We did a phase I study that showed that when you add venetoclax, the BCL2 inhibitor, to azacitidine we see responses in the 60-70% range with survival extending up beyond a year. So this is really the confirmatory phase III study to try to show and prove that this combination really is effective and more effective than giving azacitidine alone, which is often the standard. So this was a large, multicentre, international phase III clinical trial. 431 patients were randomised and evaluated to either azacitidine with venetoclax or azacitidine with a placebo; it was a placebo-controlled trial. The primary endpoint was overall survival with key secondary endpoints of response and transfusion independence and many other clinically important endpoints for our AML population.

The average age of the patients that were enrolled was 76, so it really did represent a trial that was treating older patients with AML. About a quarter had secondary AML, meaning that it came from an antecedent immunologic disorder like MDS or was therapy related to a solid tumour, perhaps. The average follow-up for this study was about 20 months so we did have a good degree of follow-up on these patients. The primary endpoint, as I mentioned, was overall survival. We were trying to see if this combination improved responses to azacitidine alone and what we saw was indeed that, was azacitidine led to an average overall survival of about 10 months, which is exactly what we would expect based on our historical expectations and the combination improved that by up to 14.7 months with a hazard ratio of 0.66, meaning a 34% reduction in the risk of death, so really clinically meaningful.

When we talk about responses, as opposed to a response rate of about 20% with azacitidine alone, again what we would expect, we saw a complete remission rate of about 37%. Then when you look at the CR rate, including CR with incomplete count recovery, that went from 30% up to 66%, so a doubling of response rates and that was seen across the board, even people with higher risk genomic features, cytogenetics, regardless of age. So meaningful improvements in responses, no matter who you were, and the responses were durable too.
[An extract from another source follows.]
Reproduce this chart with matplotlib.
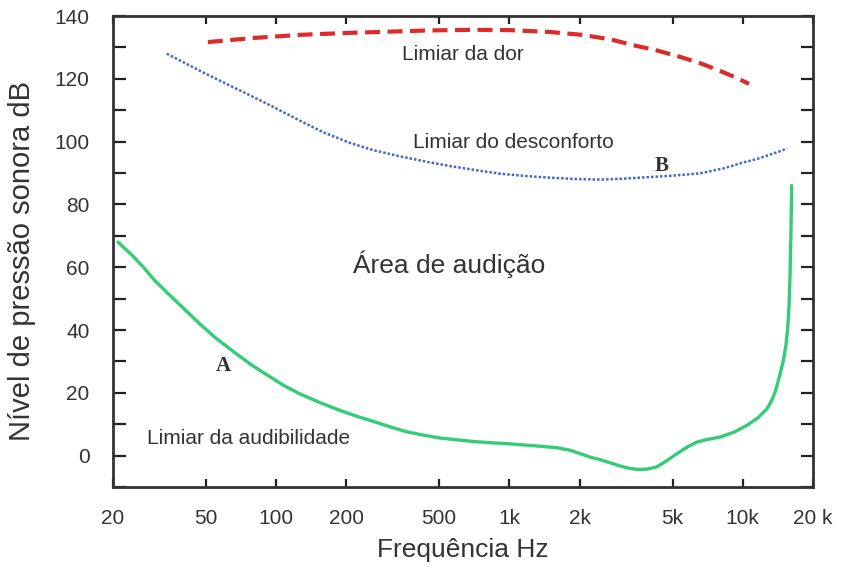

In terms of safety, the main safety signal with this combination is cytopenias. So we expect to see low counts with leukaemia patients, that’s just how this cancer manifests itself – our patients are requiring transfusions a lot – and when their immune system is low and they are neutropenic they have a high risk of infections. So we did see an increased risk of neutropenia and neutropenic related fevers with the combination, particularly in the early cycles, which was easily managed with mitigation techniques including holding therapy for a week or two to allow full count recovery, giving GCSF if needed, delaying dose reducing cycles, and I’ll go into that in the talk I give about some of these mitigation strategies to make sure people are tolerating the combination well.

The combination does lead to improvements in transfusion independence. So patients are not coming to the hospital or the clinic as often and getting transfusions of platelets and blood as often. The other thing that I didn’t mention that’s important to say with this combination is the responses really happen early. So, with azacitidine alone we’re used to seeing patients respond after about 4-6 cycles and so we continue them on treatment and their counts are low because they still have leukaemia and it just takes a long time for these lower intensity therapies to work. With the combination, though, we’re seeing responses on average within one cycle. So one of the most important things for using this combination is to make sure to do a bone marrow at the end of the first cycle to see if your patient is already in a remission, which there’s a good chance they already are. If they are then you hold therapy for a week or two for the counts to fully recover, for their bone marrow to fully heal and then you start the next cycle. That has been the most important intervention that helps patients tolerate this really well.

So that really is the very brief overview of this clinical trial which really is a transformative change in our standard of care, showing that adding this oral therapy, venetoclax, to azacitidine really improves not only responses but also transfusion independence, time to remission and, most importantly, the survival of our patients.